### Written request
Print the material below exactly as it stands, please, from its first line to the line holding "(0,0) rectangle (1224,1584);", with no pictures.

* begin *

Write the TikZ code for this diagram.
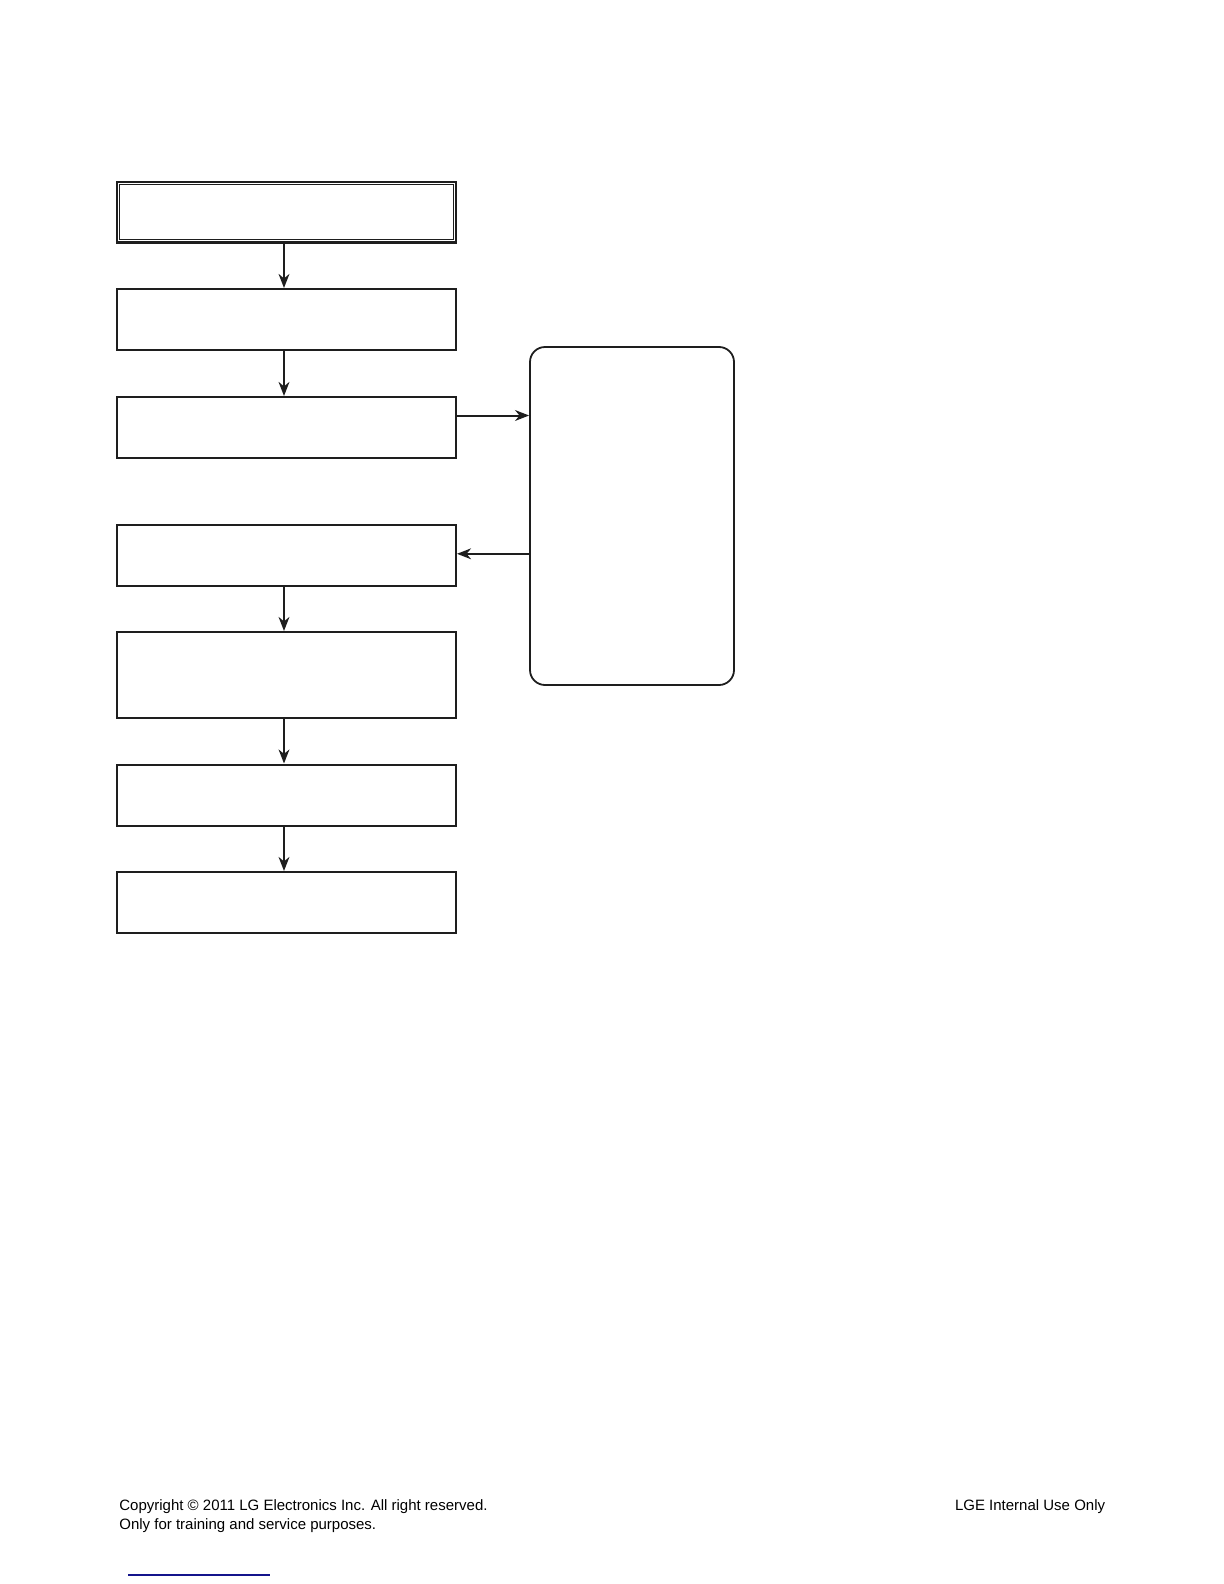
\documentclass[tikz,border=0pt]{standalone}
\usepackage{fontspec}
\setmainfont{Liberation Sans}
\usepackage{xcolor}
\usepackage{tikz}
\usetikzlibrary{positioning}
\usetikzlibrary{arrows.meta}

\definecolor{linegray}{RGB}{30,30,30}
\definecolor{linkblue}{RGB}{20,20,140}

\begin{document}
\begin{tikzpicture}
  [
    x=0.5pt, y=-0.5pt,
    stepbox/.style={
       draw=linegray,
       line width=1pt,
       minimum width=169.5pt,
       minimum height=30.5pt,
       inner sep=0pt
    },
    headbox/.style={
       stepbox,
       line width=1.1pt,
       minimum width=169.4pt,
       minimum height=30.4pt
    },
    sidebox/.style={
       draw=linegray,
       line width=0.9pt,
       rounded corners=7.5pt,
       minimum width=102pt,
       minimum height=169pt,
       inner sep=0pt
    },
    ld/.style={
       draw=linegray,
       line width=1pt,
       -{Stealth[length=7pt,width=5.4pt,inset=2.2pt]}
    },
    foot/.style={
       font=\fontsize{7.5}{9.5}\selectfont,
       inner sep=0pt
    }
  ]
  \useasboundingbox (0,0) rectangle (1224,1584);

  \node (b1) at (286.5,212)   [headbox] {};
  \node (b2) at (286.5,319.5) [stepbox] {};
  \node (b3) at (286.5,427.5) [stepbox] {};
  \node (b4) at (286.5,555)   [stepbox] {};
  \node (b5) at (286.5,675)   [stepbox, minimum height=43pt] {};
  \node (b6) at (286.5,795)   [stepbox] {};
  \node (b7) at (286.5,902.5) [stepbox] {};
  \node (rb) at (632,516)     [sidebox] {};

  % inner line of the double frame
  \draw [linegray, line width=0.5pt]
    ([shift={(1.9pt,-1.9pt)}]b1.north west) rectangle ([shift={(-1.9pt,1.9pt)}]b1.south east);

  \draw [ld] ([xshift=-1.25pt]b1.south) -- ([xshift=-1.25pt]b2.north);
  \draw [ld] ([xshift=-1.25pt]b2.south) -- ([xshift=-1.25pt]b3.north);
  \draw [ld] ([xshift=-1.25pt]b4.south) -- ([xshift=-1.25pt]b5.north);
  \draw [ld] ([xshift=-1.25pt]b5.south) -- ([xshift=-1.25pt]b6.north);
  \draw [ld] ([xshift=-1.25pt]b6.south) -- ([xshift=-1.25pt]b7.north);

  \draw [ld] ([yshift=6pt]b3.east) -- ([yshift=6pt]b3.east -| rb.west);
  \draw [ld] ([yshift=0.6pt]b4.east -| rb.west) -- ([yshift=0.6pt]b4.east);

  % footer
  \node (copy) at (119,1529) [foot, anchor=base west, align=left]
    {Copyright \textcopyright{} 2011 LG Electronics Inc. All right reserved.\\
     Only for training and service purposes.};
  \node (lge) at (1105.5,1510) [foot, anchor=base east] {LGE Internal Use Only};

  \coordinate (ul1) at (128,1575);
  \coordinate (ul2) at (270,1575);
  \draw [linkblue, line width=0.6pt] (ul1) -- (ul2);
\end{tikzpicture}
\end{document}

* end *

### Finished task
Write the TikZ code for this diagram.
\documentclass[tikz,border=0pt]{standalone}
\usepackage{fontspec}
\setmainfont{Liberation Sans}
\usepackage{xcolor}
\usepackage{tikz}
\usetikzlibrary{positioning}
\usetikzlibrary{arrows.meta}

\definecolor{linegray}{RGB}{30,30,30}
\definecolor{linkblue}{RGB}{20,20,140}

\begin{document}
\begin{tikzpicture}
  [
    x=0.5pt, y=-0.5pt,
    stepbox/.style={
       draw=linegray,
       line width=1pt,
       minimum width=169.5pt,
       minimum height=30.5pt,
       inner sep=0pt
    },
    headbox/.style={
       stepbox,
       line width=1.1pt,
       minimum width=169.4pt,
       minimum height=30.4pt
    },
    sidebox/.style={
       draw=linegray,
       line width=0.9pt,
       rounded corners=7.5pt,
       minimum width=102pt,
       minimum height=169pt,
       inner sep=0pt
    },
    ld/.style={
       draw=linegray,
       line width=1pt,
       -{Stealth[length=7pt,width=5.4pt,inset=2.2pt]}
    },
    foot/.style={
       font=\fontsize{7.5}{9.5}\selectfont,
       inner sep=0pt
    }
  ]
  \useasboundingbox (0,0) rectangle (1224,1584);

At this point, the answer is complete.